How do you measure feedback from those you have trained?
There is constant feedback; they are within a group in a community, engaging and supporting one another. I am not just training and sending you out, we place them with international professionals and organisations for mentorship, internship and employment opportunities.

How do you measure your success?
I have already zeroed my mind that I won’t be profitable for there years, but after this time, I expect a turnaround. For most of us, when we start a business, we expect profitability at once, but for me, I am reverse engineering the process. The people I have trained have become our ambassadors and mouthpieces, telling others about it. To be honest, I am not charging what I am supposed to be charging because it is not the money that drives me, but the desire to add value.

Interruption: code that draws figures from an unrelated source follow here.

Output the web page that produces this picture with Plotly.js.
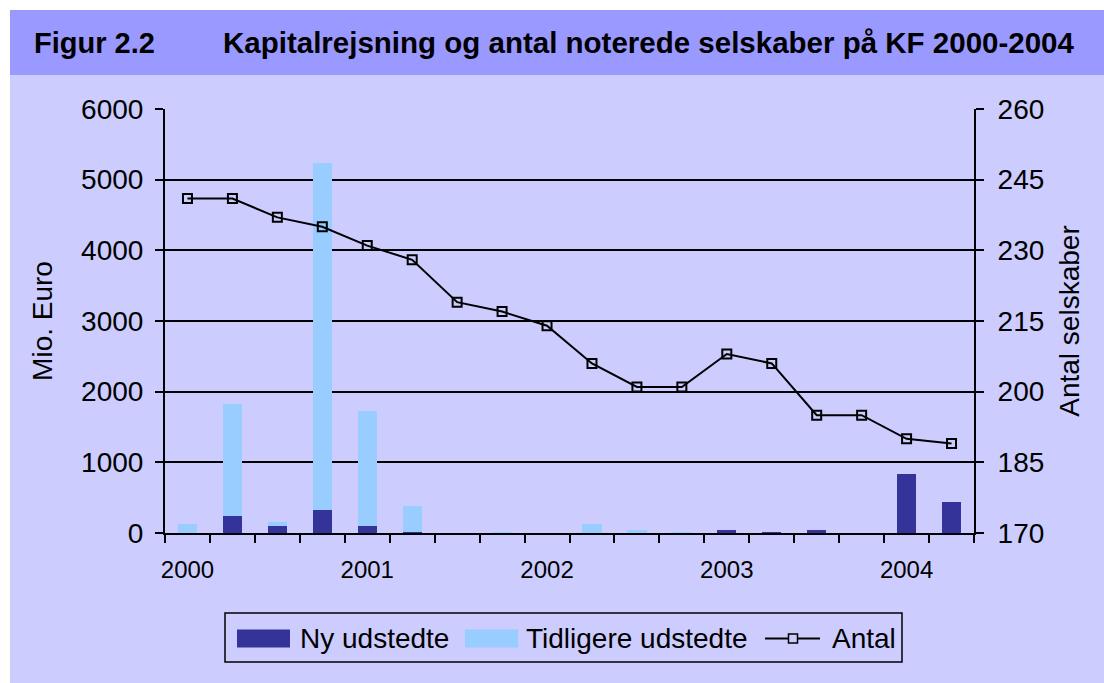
<!DOCTYPE html>
<html>
<head>
<meta charset="utf-8">
<script src="https://cdn.plot.ly/plotly-3.0.1.min.js"></script>
<style>
  html, body { margin: 0; padding: 0; background: #ffffff; }
  #chart { width: 1104px; height: 683px; }
</style>
</head>
<body>
<div id="chart"></div>
<script>
// ---- Data ----
const quarters = ['2000 K1','2000 K2','2000 K3','2000 K4',
                  '2001 K1','2001 K2','2001 K3','2001 K4',
                  '2002 K1','2002 K2','2002 K3','2002 K4',
                  '2003 K1','2003 K2','2003 K3','2003 K4',
                  '2004 K1','2004 K2'];
const nyUdstedte        = [0, 240, 100, 325, 100, 20, 0, 0, 0, 0, 0, 0, 45, 15, 45, 0, 840, 440];
const tidligereUdstedte = [130, 1590, 55, 4905, 1620, 360, 0, 15, 0, 130, 40, 15, 0, 0, 0, 0, 0, 0];
const antal             = [241, 241, 237, 235, 231, 228, 219, 217, 214, 206, 201, 201, 208, 206, 195, 195, 190, 189];
const yearLabels  = ['2000', '2001', '2002', '2003', '2004'];
const yearTickIdx = [0, 4, 8, 12, 16];
const seriesNames = ['Ny udstedte', 'Tidligere udstedte', 'Antal'];
const titleFig  = 'Figur 2.2';
const titleMain = 'Kapitalrejsning og antal noterede selskaber på KF 2000-2004';

// ---- Styling / layout constants ----
const W = 1104, H = 683;
const M = {l: 165, r: 130, t: 109, b: 150};
const PW = W - M.l - M.r, PH = H - M.t - M.b;
const px = v => (v - M.l) / PW;            // pixel x -> paper x
const py = v => (H - M.b - v) / PH;        // pixel y -> paper y
const FONT = 'Liberation Sans, Arial, Helvetica, sans-serif';
const BG = '#CCCCFF', BAND = '#9999FF', DARK = '#333399', LIGHT = '#99CCFF';

const xIdx = quarters.map((_, i) => i);
const boundaries = quarters.map((_, i) => i - 0.5).concat([quarters.length - 0.5]);

const traces = [
  {type: 'bar', name: seriesNames[0], x: xIdx, y: nyUdstedte, marker: {color: DARK},
   showlegend: false, hoverinfo: 'y'},
  {type: 'bar', name: seriesNames[1], x: xIdx, y: tidligereUdstedte, marker: {color: LIGHT},
   showlegend: false, hoverinfo: 'y'},
  {type: 'scatter', mode: 'lines+markers', name: seriesNames[2], x: xIdx, y: antal, yaxis: 'y2',
   line: {color: '#000000', width: 2},
   marker: {symbol: 'square-open', size: 9, color: '#000000', line: {width: 2, color: '#000000'}},
   showlegend: false, hoverinfo: 'y'}
];

// Custom legend (swatches + text), drawn in paper coordinates
const legY = 638.5;
const shapes = [
  // page background (light purple) and title band
  {type: 'rect', xref: 'paper', yref: 'paper', x0: px(10), x1: px(W + 5), y0: py(H + 5), y1: py(10),
   fillcolor: BG, line: {width: 0}, layer: 'below'},
  {type: 'rect', xref: 'paper', yref: 'paper', x0: px(10), x1: px(W + 5), y0: py(75), y1: py(10),
   fillcolor: BAND, line: {width: 0}, layer: 'below'},
  // legend box
  {type: 'rect', xref: 'paper', yref: 'paper', x0: px(225), x1: px(902), y0: py(662), y1: py(613),
   fillcolor: BG, line: {color: '#000000', width: 1.5}, layer: 'above'},
  {type: 'rect', xref: 'paper', yref: 'paper', x0: px(237), x1: px(290), y0: py(legY + 9), y1: py(legY - 9),
   fillcolor: DARK, line: {width: 0}, layer: 'above'},
  {type: 'rect', xref: 'paper', yref: 'paper', x0: px(465), x1: px(518), y0: py(legY + 9), y1: py(legY - 9),
   fillcolor: LIGHT, line: {width: 0}, layer: 'above'},
  {type: 'line', xref: 'paper', yref: 'paper', x0: px(765), x1: px(820), y0: py(legY), y1: py(legY),
   line: {color: '#000000', width: 2}, layer: 'above'},
  {type: 'rect', xref: 'paper', yref: 'paper', x0: px(788.5), x1: px(797.5), y0: py(legY + 4.5), y1: py(legY - 4.5),
   fillcolor: BG, line: {color: '#000000', width: 1.5}, layer: 'above'}
];

const annotations = [
  {text: '<b>' + titleFig + '</b>', xref: 'paper', yref: 'paper', x: px(32), y: py(43),
   xanchor: 'left', yanchor: 'middle', showarrow: false, font: {family: FONT, size: 29, color: '#000000'}},
  {text: seriesNames[0], xref: 'paper', yref: 'paper', x: px(298), y: py(legY),
   xanchor: 'left', yanchor: 'middle', showarrow: false, font: {family: FONT, size: 28, color: '#000000'}},
  {text: seriesNames[1], xref: 'paper', yref: 'paper', x: px(524), y: py(legY),
   xanchor: 'left', yanchor: 'middle', showarrow: false, font: {family: FONT, size: 28, color: '#000000'}},
  {text: seriesNames[2], xref: 'paper', yref: 'paper', x: px(830), y: py(legY),
   xanchor: 'left', yanchor: 'middle', showarrow: false, font: {family: FONT, size: 28, color: '#000000'}}
];

const layout = {
  width: W, height: H,
  margin: M,
  paper_bgcolor: '#ffffff',
  plot_bgcolor: BG,
  font: {family: FONT, color: '#000000'},
  title: {text: '<b>' + titleMain + '</b>', xref: 'container', yref: 'container',
          x: 223 / W, y: 1 - 43 / H, xanchor: 'left', yanchor: 'middle',
          font: {family: FONT, size: 29.5, color: '#000000'}},
  barmode: 'stack',
  bargap: 0.57,
  showlegend: false,
  xaxis: {
    range: [-0.5, quarters.length - 0.5],
    tickvals: yearTickIdx, ticktext: yearLabels,
    ticks: '', showgrid: false, zeroline: false,
    showline: true, linecolor: '#000000', linewidth: 2,
    tickfont: {family: FONT, size: 24, color: '#000000'},
    ticklabelstandoff: 14,
    minor: {tickvals: boundaries, ticks: 'outside', ticklen: 8, tickwidth: 2, tickcolor: '#000000', showgrid: false}
  },
  yaxis: {
    range: [0, 6000], dtick: 1000, tick0: 0,
    showgrid: true, gridcolor: '#000000', gridwidth: 2, zeroline: false,
    showline: true, linecolor: '#000000', linewidth: 2,
    ticks: 'outside', ticklen: 8, tickwidth: 2, tickcolor: '#000000',
    tickfont: {family: FONT, size: 28, color: '#000000'},
    ticklabelstandoff: 6,
    title: {text: 'Mio. Euro', font: {family: FONT, size: 28, color: '#000000'}, standoff: 20}
  },
  yaxis2: {
    range: [170, 260], dtick: 15, tick0: 170,
    overlaying: 'y', side: 'right',
    showgrid: false, zeroline: false,
    showline: true, linecolor: '#000000', linewidth: 2,
    ticks: 'outside', ticklen: 8, tickwidth: 2, tickcolor: '#000000',
    tickfont: {family: FONT, size: 28, color: '#000000'},
    ticklabelstandoff: 8,
    title: {text: 'Antal selskaber', font: {family: FONT, size: 28, color: '#000000'}, standoff: 16}
  },
  shapes: shapes,
  annotations: annotations
};

Plotly.newPlot('chart', traces, layout, {displayModeBar: false, staticPlot: true});
</script>
</body>
</html>
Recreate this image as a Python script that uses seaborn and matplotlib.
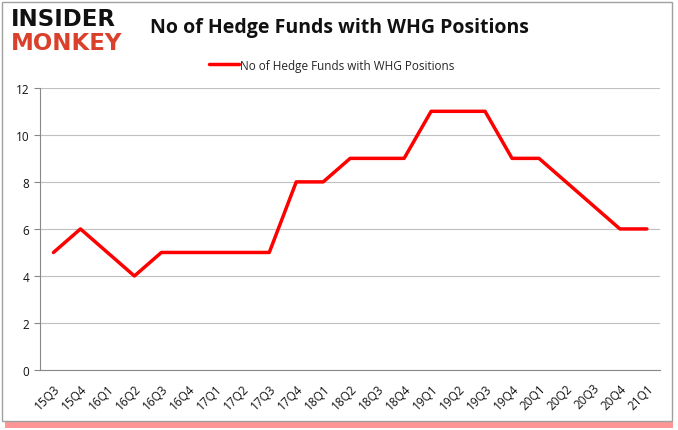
import numpy as np
import pandas as pd
import seaborn as sns
import matplotlib.pyplot as plt
from matplotlib.patches import Rectangle

quarters = ["15Q3", "15Q4", "16Q1", "16Q2", "16Q3", "16Q4", "17Q1", "17Q2", "17Q3",
            "17Q4", "18Q1", "18Q2", "18Q3", "18Q4", "19Q1", "19Q2", "19Q3", "19Q4",
            "20Q1", "20Q2", "20Q3", "20Q4", "21Q1"]
funds = [5, 6, 5, 4, 5, 5, 5, 5, 5, 8, 8, 9, 9, 9, 11, 11, 11, 9, 9, 8, 7, 6, 6]
series_name = "No of Hedge Funds with WHG Positions"

df = pd.DataFrame({"quarter": quarters, "funds": funds})

sns.set_style("white")
plt.rcParams["font.family"] = ["Open Sans", "DejaVu Sans"]

fig = plt.figure(figsize=(6.78, 4.31), dpi=100)
ax = fig.add_axes([0.059, 0.139, 0.915, 0.655])

# frame with red shadow along the bottom
fig.patches.append(Rectangle((0.008, 0.004), 0.985, 0.98, transform=fig.transFigure,
                             facecolor="#ff4040", edgecolor="none", alpha=0.55, zorder=-3))
fig.patches.append(Rectangle((0.003, 0.022), 0.988, 0.972, transform=fig.transFigure,
                             facecolor="white", edgecolor="#a0a0a0", lw=1, zorder=-2))

sns.lineplot(data=df, x="quarter", y="funds", color="#ff0000", linewidth=2.5,
             ax=ax, label=series_name, sort=False)

ax.set_ylim(0, 12)
ax.set_yticks(range(0, 13, 2))
ax.set_xlim(-0.5, len(quarters) - 0.5)
ax.set_xticks(range(len(quarters)))
ax.set_xticklabels(quarters, rotation=45, fontsize=8.5, color="#111111",
                   ha="right", rotation_mode="anchor")
ax.set_xticks(np.arange(-0.5, len(quarters), 1), minor=True)
ax.tick_params(axis="x", which="major", length=0, pad=8)
ax.tick_params(axis="x", which="minor", length=4, color="#888888", direction="out")
ax.tick_params(axis="y", labelsize=8.5, length=4, color="#888888", left=True,
               labelcolor="#111111")
ax.grid(axis="y", color="#bfbfbf", linewidth=0.8)
ax.set_xlabel("")
ax.set_ylabel("")
for s in ["top", "right"]:
    ax.spines[s].set_visible(False)
for s in ["left", "bottom"]:
    ax.spines[s].set_color("#888888")
ax.set_facecolor("none")

ax.legend(loc="lower center", bbox_to_anchor=(0.47, 1.02), frameon=False, fontsize=8.5,
          handlelength=2.5, handletextpad=0.1)

fig.text(0.5, 0.935, "No of Hedge Funds with WHG Positions", ha="center", va="center",
         fontsize=14, fontweight="bold", color="#111111")
fig.text(0.016, 0.955, "INSIDER", ha="left", va="center", fontsize=16.5,
         fontweight="heavy", color="#111111", family="DejaVu Sans")
fig.text(0.016, 0.898, "MONKEY", ha="left", va="center", fontsize=16.5,
         fontweight="heavy", color="#d9412c", family="DejaVu Sans")

fig.savefig("out.png", dpi=100)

How can we get more women onboard this field?
I wish I could scream this to every woman out there; women, you are the number one agilest! You are not afraid to start or fail so come and learn the right way to start so that you fail less because every time you fail, you lose money without taking in the reason why you failed. Agile would help you set up systems that would guide you and help your children in life changing career selection. Come and learn skills, the entry is low and you’ll get support, hands-on mentoring, exposure and opportunities for internship placement.

If you could change something for Nigerian women, what would you change?
Our mindset. You are not a victim, no matter what you go through, you can change the course of your life and you don’t have to beg anyone for money. You have all it takes within you to make money if only you can learn right.